Step 5: Proof Like Your Job Depends On It (It Might)
You will get a proof—a digital preview. This is your last chance to catch errors. Do not skim it.
How to proof:
1. Spellcheck every word, especially names, titles, phone numbers, and URLs. Read it backwards to focus on spelling.
2. Compare the proof side-by-side with your original design file. Check alignment, cropping, and color.
3. Verify all the specs from Step 2 are listed correctly on the proof document itself.
4. Get a second pair of eyes. Always. I want to say we've caught 90% of errors here, but don't quote me on that exact figure.
I once approved a proof for letterhead that looked fine on my screen. The result came back with the logo pixelated because the embedded image was low-res. 500 sheets, $140, straight to the recycling.

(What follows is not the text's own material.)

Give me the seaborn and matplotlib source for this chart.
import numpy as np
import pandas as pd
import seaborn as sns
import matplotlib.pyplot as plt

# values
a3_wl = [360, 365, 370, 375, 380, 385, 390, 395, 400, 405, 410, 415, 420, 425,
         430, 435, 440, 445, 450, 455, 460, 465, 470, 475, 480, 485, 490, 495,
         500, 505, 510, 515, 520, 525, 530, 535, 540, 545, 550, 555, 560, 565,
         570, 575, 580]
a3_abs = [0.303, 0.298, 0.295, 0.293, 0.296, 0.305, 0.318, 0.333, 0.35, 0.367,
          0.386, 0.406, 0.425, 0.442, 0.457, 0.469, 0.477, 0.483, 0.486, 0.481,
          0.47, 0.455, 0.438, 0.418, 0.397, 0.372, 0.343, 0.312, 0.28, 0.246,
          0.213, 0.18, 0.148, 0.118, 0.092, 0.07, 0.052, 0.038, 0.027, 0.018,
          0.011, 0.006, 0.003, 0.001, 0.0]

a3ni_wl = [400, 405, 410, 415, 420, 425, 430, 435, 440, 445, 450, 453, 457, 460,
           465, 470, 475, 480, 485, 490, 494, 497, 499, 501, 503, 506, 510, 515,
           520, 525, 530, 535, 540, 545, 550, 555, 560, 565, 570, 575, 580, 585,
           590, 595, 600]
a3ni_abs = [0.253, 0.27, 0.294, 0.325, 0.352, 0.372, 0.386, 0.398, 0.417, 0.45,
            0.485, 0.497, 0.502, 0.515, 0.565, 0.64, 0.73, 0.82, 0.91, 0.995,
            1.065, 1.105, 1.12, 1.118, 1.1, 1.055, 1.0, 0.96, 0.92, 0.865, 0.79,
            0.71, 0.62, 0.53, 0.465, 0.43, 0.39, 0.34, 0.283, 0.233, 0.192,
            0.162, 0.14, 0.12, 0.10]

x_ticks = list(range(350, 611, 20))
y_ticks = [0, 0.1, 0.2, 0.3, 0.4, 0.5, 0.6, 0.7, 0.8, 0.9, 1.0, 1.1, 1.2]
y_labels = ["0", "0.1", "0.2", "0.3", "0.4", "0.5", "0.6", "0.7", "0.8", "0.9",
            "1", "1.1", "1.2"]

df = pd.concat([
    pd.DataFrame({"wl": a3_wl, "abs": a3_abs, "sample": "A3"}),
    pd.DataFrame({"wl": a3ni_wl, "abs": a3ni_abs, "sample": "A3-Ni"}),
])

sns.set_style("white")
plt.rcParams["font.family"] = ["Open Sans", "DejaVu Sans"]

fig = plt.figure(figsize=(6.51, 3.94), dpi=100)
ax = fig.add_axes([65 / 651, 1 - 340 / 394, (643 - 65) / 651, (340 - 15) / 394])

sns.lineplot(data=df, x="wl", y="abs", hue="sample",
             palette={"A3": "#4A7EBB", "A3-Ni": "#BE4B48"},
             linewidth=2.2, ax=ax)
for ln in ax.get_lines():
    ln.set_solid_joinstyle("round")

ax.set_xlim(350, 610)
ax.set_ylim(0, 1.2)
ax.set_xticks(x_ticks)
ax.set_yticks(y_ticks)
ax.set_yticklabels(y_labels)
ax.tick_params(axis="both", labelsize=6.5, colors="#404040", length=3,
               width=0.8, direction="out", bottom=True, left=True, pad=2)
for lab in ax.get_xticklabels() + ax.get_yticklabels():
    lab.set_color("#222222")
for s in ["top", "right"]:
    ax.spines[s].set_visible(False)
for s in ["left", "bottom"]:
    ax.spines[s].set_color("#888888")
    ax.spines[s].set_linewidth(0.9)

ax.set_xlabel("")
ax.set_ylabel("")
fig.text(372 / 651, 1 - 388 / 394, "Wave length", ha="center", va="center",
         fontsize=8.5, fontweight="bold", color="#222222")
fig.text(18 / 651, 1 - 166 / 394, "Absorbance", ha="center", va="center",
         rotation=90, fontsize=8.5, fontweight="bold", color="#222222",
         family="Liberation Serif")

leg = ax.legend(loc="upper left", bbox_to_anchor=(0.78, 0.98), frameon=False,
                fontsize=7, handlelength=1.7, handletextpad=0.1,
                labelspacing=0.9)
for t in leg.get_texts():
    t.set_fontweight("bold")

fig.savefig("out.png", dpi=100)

That's when I learned to zoom in to 400% on every element of the proof.
Checkpoint: You and a colleague have signed off (literally or via email) on the final proof, noting "Approved as shown for print."
Step 6: Confirm Production & Shipping Timeline
You've approved the proof. Now, get explicit confirmation of the timeline in writing (email is fine).

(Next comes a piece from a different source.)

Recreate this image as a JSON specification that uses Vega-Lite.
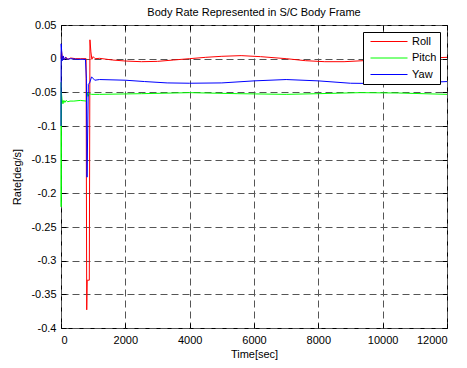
{
  "$schema": "https://vega.github.io/schema/vega-lite/v6.json",
  "width": 386,
  "height": 303,
  "autosize": {"type": "none"},
  "padding": {"left": 61, "top": 25, "right": 20, "bottom": 40},
  "background": "white",
  "title": {"text": "Body Rate Represented in S/C Body Frame", "fontSize": 11, "font": "Liberation Sans", "fontWeight": "normal", "color": "#000", "offset": 1},
  "config": {"view": {"stroke": "#000", "strokeWidth": 1}, "font": "Liberation Sans"},
  "data": {"values": [
    {"t": 0, "v": 0, "s": "Roll"}, {"t": 15, "v": 0.012, "s": "Roll"}, {"t": 40, "v": 0.001, "s": "Roll"}, {"t": 70, "v": 0.004, "s": "Roll"}, {"t": 100, "v": -0.002, "s": "Roll"}, {"t": 150, "v": 0.002, "s": "Roll"}, {"t": 220, "v": -0.001, "s": "Roll"}, {"t": 300, "v": 0.001, "s": "Roll"}, {"t": 450, "v": 0, "s": "Roll"}, {"t": 600, "v": 0, "s": "Roll"}, {"t": 780, "v": 0, "s": "Roll"}, {"t": 800, "v": -0.373, "s": "Roll"}, {"t": 815, "v": -0.329, "s": "Roll"}, {"t": 880, "v": -0.329, "s": "Roll"}, {"t": 900, "v": 0.028, "s": "Roll"}, {"t": 930, "v": 0.01, "s": "Roll"}, {"t": 960, "v": -0.001, "s": "Roll"}, {"t": 1000, "v": 0.003, "s": "Roll"}, {"t": 1060, "v": 0.0, "s": "Roll"}, {"t": 1200, "v": 0.0005, "s": "Roll"}, {"t": 1600, "v": -0.002, "s": "Roll"}, {"t": 2000, "v": -0.0035, "s": "Roll"}, {"t": 2500, "v": -0.0045, "s": "Roll"}, {"t": 3000, "v": -0.004, "s": "Roll"}, {"t": 3500, "v": -0.002, "s": "Roll"}, {"t": 4000, "v": 0.0, "s": "Roll"}, {"t": 4500, "v": 0.002, "s": "Roll"}, {"t": 5000, "v": 0.0035, "s": "Roll"}, {"t": 5600, "v": 0.0045, "s": "Roll"}, {"t": 6200, "v": 0.003, "s": "Roll"}, {"t": 7000, "v": 0.0, "s": "Roll"}, {"t": 7600, "v": -0.003, "s": "Roll"}, {"t": 8200, "v": -0.0045, "s": "Roll"}, {"t": 8800, "v": -0.0045, "s": "Roll"}, {"t": 9400, "v": -0.003, "s": "Roll"}, {"t": 10000, "v": -0.002, "s": "Roll"}, {"t": 11000, "v": 0.0, "s": "Roll"}, {"t": 12000, "v": 0.002, "s": "Roll"},
    {"t": 0, "v": -0.035, "s": "Pitch"}, {"t": 5, "v": -0.22, "s": "Pitch"}, {"t": 12, "v": -0.05, "s": "Pitch"}, {"t": 30, "v": -0.06, "s": "Pitch"}, {"t": 60, "v": -0.067, "s": "Pitch"}, {"t": 90, "v": -0.062, "s": "Pitch"}, {"t": 120, "v": -0.065, "s": "Pitch"}, {"t": 160, "v": -0.062, "s": "Pitch"}, {"t": 210, "v": -0.064, "s": "Pitch"}, {"t": 280, "v": -0.063, "s": "Pitch"}, {"t": 400, "v": -0.063, "s": "Pitch"}, {"t": 600, "v": -0.062, "s": "Pitch"}, {"t": 790, "v": -0.063, "s": "Pitch"}, {"t": 810, "v": -0.05, "s": "Pitch"}, {"t": 840, "v": -0.056, "s": "Pitch"}, {"t": 880, "v": -0.052, "s": "Pitch"}, {"t": 950, "v": -0.053, "s": "Pitch"}, {"t": 1200, "v": -0.053, "s": "Pitch"}, {"t": 2500, "v": -0.052, "s": "Pitch"}, {"t": 4000, "v": -0.0505, "s": "Pitch"}, {"t": 5500, "v": -0.052, "s": "Pitch"}, {"t": 7000, "v": -0.053, "s": "Pitch"}, {"t": 8000, "v": -0.052, "s": "Pitch"}, {"t": 9300, "v": -0.0505, "s": "Pitch"}, {"t": 10500, "v": -0.051, "s": "Pitch"}, {"t": 12000, "v": -0.053, "s": "Pitch"},
    {"t": 0, "v": -0.1, "s": "Yaw"}, {"t": 5, "v": 0.022, "s": "Yaw"}, {"t": 20, "v": 0.012, "s": "Yaw"}, {"t": 40, "v": -0.003, "s": "Yaw"}, {"t": 70, "v": 0.004, "s": "Yaw"}, {"t": 100, "v": -0.002, "s": "Yaw"}, {"t": 140, "v": 0.002, "s": "Yaw"}, {"t": 200, "v": -0.001, "s": "Yaw"}, {"t": 300, "v": 0.0, "s": "Yaw"}, {"t": 500, "v": -0.001, "s": "Yaw"}, {"t": 760, "v": -0.001, "s": "Yaw"}, {"t": 790, "v": -0.03, "s": "Yaw"}, {"t": 810, "v": -0.176, "s": "Yaw"}, {"t": 850, "v": -0.038, "s": "Yaw"}, {"t": 890, "v": -0.036, "s": "Yaw"}, {"t": 950, "v": -0.027, "s": "Yaw"}, {"t": 1050, "v": -0.032, "s": "Yaw"}, {"t": 1200, "v": -0.031, "s": "Yaw"}, {"t": 2000, "v": -0.032, "s": "Yaw"}, {"t": 2600, "v": -0.034, "s": "Yaw"}, {"t": 3300, "v": -0.036, "s": "Yaw"}, {"t": 4000, "v": -0.0365, "s": "Yaw"}, {"t": 5000, "v": -0.036, "s": "Yaw"}, {"t": 6000, "v": -0.033, "s": "Yaw"}, {"t": 7000, "v": -0.031, "s": "Yaw"}, {"t": 8000, "v": -0.033, "s": "Yaw"}, {"t": 9000, "v": -0.0365, "s": "Yaw"}, {"t": 10000, "v": -0.037, "s": "Yaw"}, {"t": 11000, "v": -0.036, "s": "Yaw"}, {"t": 12000, "v": -0.034, "s": "Yaw"}
  ]},
  "layer": [
    {
      "mark": {"type": "line", "strokeWidth": 1},
      "encoding": {
        "x": {"field": "t", "type": "quantitative", "scale": {"domain": [0, 12000], "nice": false, "zero": false},
          "axis": {"orient": "bottom", "title": "Time[sec]", "values": [0, 2000, 4000, 6000, 8000, 10000, 12000], "format": "d", "domain": false, "grid": true, "gridColor": "#555", "gridDash": [7, 4], "tickSize": -5, "tickColor": "#000", "labelPadding": 11, "labelFontSize": 11, "labelColor": "#000", "labelFont": "Liberation Sans", "titleFontSize": 11, "titleFontWeight": "normal", "titleColor": "#000", "titleFont": "Liberation Sans", "titlePadding": 3}},
        "y": {"field": "v", "type": "quantitative", "scale": {"domain": [-0.4, 0.05], "nice": false, "zero": false},
          "axis": {"orient": "left", "title": "Rate[deg/s]", "values": [0.05, 0, -0.05, -0.1, -0.15, -0.2, -0.25, -0.3, -0.35, -0.4], "labelExpr": "'' + datum.value", "domain": false, "grid": true, "gridColor": "#555", "gridDash": [7, 4], "tickSize": -5, "tickColor": "#000", "labelPadding": 10, "labelFontSize": 11, "labelColor": "#000", "labelFont": "Liberation Sans", "titleFontSize": 11, "titleFontWeight": "normal", "titleColor": "#000", "titleFont": "Liberation Sans", "titlePadding": 8}},
        "color": {"field": "s", "type": "nominal", "scale": {"domain": ["Roll", "Pitch", "Yaw"], "range": ["#ff0000", "#00ff00", "#0000ff"]},
          "legend": {"orient": "none", "legendX": 302, "legendY": 7, "title": null, "symbolType": "stroke", "symbolSize": 1369, "symbolStrokeWidth": 1, "clipHeight": 13, "rowPadding": 3.5, "padding": 3, "symbolOffset": 4, "labelOffset": 4, "labelFontSize": 11, "labelColor": "#000", "labelFont": "Liberation Sans", "strokeColor": "#000", "fillColor": "#fff"}}
      }
    },
    {
      "mark": {"type": "point", "opacity": 0},
      "encoding": {
        "x": {"field": "t", "type": "quantitative", "scale": {"domain": [0, 12000], "nice": false, "zero": false},
          "axis": {"orient": "top", "title": null, "values": [0, 2000, 4000, 6000, 8000, 10000, 12000], "labels": false, "domain": false, "grid": false, "tickSize": -5, "tickColor": "#000"}},
        "y": {"field": "v", "type": "quantitative", "scale": {"domain": [-0.4, 0.05], "nice": false, "zero": false},
          "axis": {"orient": "right", "title": null, "values": [0.05, 0, -0.05, -0.1, -0.15, -0.2, -0.25, -0.3, -0.35, -0.4], "labels": false, "domain": false, "grid": false, "tickSize": -5, "tickColor": "#000"}}
      }
    }
  ]
}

Ask: "Can you confirm the production will start on [date] and the expected ship date is [date] via [carrier]? What is the tracking number procedure?"
"The value of guaranteed turnaround isn't the speed—it's the certainty. For event materials, knowing your deadline will be met is often worth more than a lower price with 'estimated' delivery." – Industry Value Anchor
Rush fees are real. Need it faster?
- Next business day: +50-100% over standard.
- 2-3 business days: +25-50%.
Based on major online printer fee structures.
Checkpoint: You have an email from the vendor with the confirmed production schedule and shipping method.
Step 7: The Receiving Inspection
The box arrives. Don't just stash it in the supply closet. Inspect it immediately.
- Damage: Check the box for crushing or water damage. Open it and look for bent corners, scratches, or ink smudges.
- Quantity: Spot-check the count. Is it roughly correct? (You won't count 5,000 flyers, but does one pack feel like 500?)
- Quality: Hold a sample. Does the paper weight and finish match your specs and the proof? Check the color under good light. Is it what you expected?
- Comparison: Hold the final product next to your approved proof on screen. Major discrepancies?
If there's an issue, take clear photos of the problem and the packaging label, and contact the vendor within their stated claim period (often 48-72 hours of delivery).
Checkpoint: You've physically inspected a sample from the shipment and confirmed it matches the order in quality and quantity.
Common Pitfalls & Final Thoughts
Pitfall 1: Choosing the Wrong Vendor Type. Online printers like 48 Hour Print are great for standard products with set turnarounds. But if you need hands-on color matching or a custom die-cut shape yesterday, a local shop with a walk-in counter might be the real "fast" option. Evaluate based on your specific needs from Step 1.
Pitfall 2: Forgetting the "Why." You're not just buying paper. You're buying a tool for your business—to impress a client, attract a customer, enable your team. A slightly higher cost for a markedly better quality item is often worth it. The cheapest business cards can cost you more in perceived credibility.
Trust me on this one: taking 20 minutes to walk through these seven steps will save you hours of headache, hundreds of dollars, and a significant amount of professional embarrassment. Take it from someone who's learned the expensive way so you don't have to.